2.5.2 Anwendung des § 3a EStG auch auf laufende Verluste einer Organgesellschaft und auf vororganschaftliche Verlustvorträge (§ 15 S 1 Nr 1 S 2 KStG)
Tz. 18d
Stand: EL 115 – ET: 09/2024
Nach § 15 S 1 Nr 1 S 2 KStG steht § 15 S 1 Nr 1 S 1 KStG einer Anwendung von § 3a EStG nicht entgegen. Das bedeutet, so die Ges-Begr des BT-Fin-Aussch (s BT-Drs 18/12128, 36), dass nicht nur der lfd Verlust einer OG im Jahr der Sanierung der OG, sondern auch ein noch nicht genutzter vororganschaftlicher Verlustvortrag der OG als Folgewirkung der Freistellung des verbleibenden Sanierungsertrags der OG nach § 3a Abs 3 EStG gekürzt werden können, und zwar in der dort geregelten Reihenfolge. Ebenso s Frotscher (in F/D, § 15 KStG Tz 24). Der aA von Walter (in B/W, § 15 KStG Tz 14) ist uE nicht zuzustimmen, da sie durch den Ges-Wortlaut nicht gedeckt ist. Wie in Tz 6 erläutert, fallen unter § 15 S 1 Nr 1 KStG alle für einen möglichen Ausgleich in Betracht kommenden Arten von Verlusten, also auch Verluste nach §§ 2a, 2b, 15 Abs 4 und § 15a EStG.
Tz. 18e
Stand: EL 115 – ET: 09/2024
Daraus, dass § 15 S 1 Nr 1a S 1 KStG lediglich die Anwendung des § 3a Abs 2 S 2, 3 und 5 EStG auf den OT verlagert, folgt, dass § 3a EStG im Übrigen bei der OG selbst anzuwenden ist. Das betrifft folgende in § 3a EStG enthaltene Regelungen:
- die in § 3a Abs 1 EStG geregelte St-Freistellung des Sanierungsertrags, verbunden mit der dort vorgeschriebenen gewinnmindernden Ausübung von Wahlrechten,
- die in § 3a Abs 3 S 1 EStG enthaltene Anweisung, wonach nabzb Beträge iSd § 3c Abs 4 EStG in VZ vor dem Sanierungsjahr und im Sanierungsjahr den Sanierungsertrag mindern.
Tz. 18f
Stand: EL 115 – ET: 09/2024
Es stellt sich die Frage, ob die in § 3a Abs 3 S 2, 3 und 5 EStG geregelte Vernichtung von Verlustabzugspotenzial im Umfang eines lfd Verlusts im Sanierungsjahr und eines vororganschaftlichen Verlustvortrags der OG bereits auf der Ebene der OG oder insges erst auf der Ebene des OT erfolgt.

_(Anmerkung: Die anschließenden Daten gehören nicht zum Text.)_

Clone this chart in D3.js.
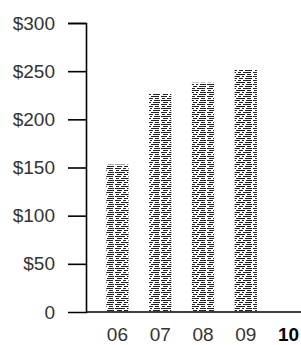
<!DOCTYPE html>
<html>
<head>
<meta charset="utf-8">
<script src="https://cdn.jsdelivr.net/npm/d3@7"></script>
<style>
  body { margin: 0; background: #fff; }
  text { font-family: "Liberation Sans", Arial, sans-serif; }
</style>
</head>
<body>
<div id="chart"></div>
<script>
// data
let years = ["06", "07", "08", "09", "10"];
let sales = [153, 227, 238, 252, 0];
let yTicks = [0, 50, 100, 150, 200, 250, 300];

let width = 301, height = 345;

let svg = d3.select("#chart")
  .append("svg")
    .attr("width", width)
    .attr("height", height);

// scanned, halftone-like texture for the bars
let defs = svg.append("defs");
let pat = defs.append("pattern")
  .attr("id", "dots")
  .attr("patternUnits", "userSpaceOnUse")
  .attr("width", 23)
  .attr("height", 8);
pat.append("rect").attr("width", 23).attr("height", 8).attr("fill", "#fff");
[[0,0,6],[8,0,3],[13,0,8],[1,2,3],[6,2,9],[17,2,4],[0,4,10],[12,4,2],[16,4,6],[2,6,5],[9,6,4],[15,6,7]]
  .forEach(function(r) {
    pat.append("rect")
      .attr("x", r[0]).attr("y", r[1])
      .attr("width", r[2]).attr("height", 1)
      .attr("fill", "#222");
  });

let x = d3.scaleBand()
  .domain(years)
  .range([96, 310])
  .paddingInner(0.48)
  .paddingOuter(0.24);

let y = d3.scaleLinear()
  .domain([0, 300])
  .range([312, 23]);

// bars
svg.selectAll(".bar")
  .data(years)
  .enter()
  .append("rect")
    .attr("class", "bar")
    .attr("x", function(d) { return x(d); })
    .attr("y", function(d, i) { return y(sales[i]); })
    .attr("width", x.bandwidth())
    .attr("height", function(d, i) { return y(0) - y(sales[i]); })
    .attr("fill", "url(#dots)");

// y axis
let yAxis = svg.append("g")
  .attr("transform", "translate(86,0)")
  .call(d3.axisLeft(y)
    .tickValues(yTicks)
    .tickSize(18)
    .tickPadding(13)
    .tickFormat(function(d) { return d === 0 ? "0" : "$" + d; }));
yAxis.select(".domain").attr("stroke", "#000").attr("stroke-width", 1.6);
yAxis.selectAll(".tick line").attr("stroke", "#000").attr("stroke-width", 1.6)
  .filter(function(d) { return d === 0; }).remove();
yAxis.selectAll(".tick text")
  .attr("font-size", 19)
  .attr("fill", "#333");

// x axis
let xAxis = svg.append("g")
  .attr("transform", "translate(0,312)")
  .call(d3.axisBottom(x).tickSize(0).tickPadding(16));
xAxis.select(".domain")
  .attr("d", "M86,0H301")
  .attr("stroke", "#000")
  .attr("stroke-width", 1.6);
xAxis.selectAll(".tick text")
  .attr("font-size", 19)
  .attr("font-weight", function(d, i) { return i === years.length - 1 ? "bold" : "normal"; })
  .attr("fill", function(d, i) { return i === years.length - 1 ? "#000" : "#333"; });
</script>
</body>
</html>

Beispiel 1 (Sanierungsertrag ist geringer als die Verlustabzüge):
Lfd Verlust der OG vor Berücksichtigung des stfreien Sanierungsertrags |
– 200 TEUR |
stfreier Sanierungsertrag |
+ 160 TEUR |
verbleibender Verlust |
– 40 TEUR |
Nach § 3a Abs 1 S 1 EStG ist der Sanierungsertrag stfrei, sodass die OG ein negatives Einkommen iHv -200 TEUR erwirtschaftet hat.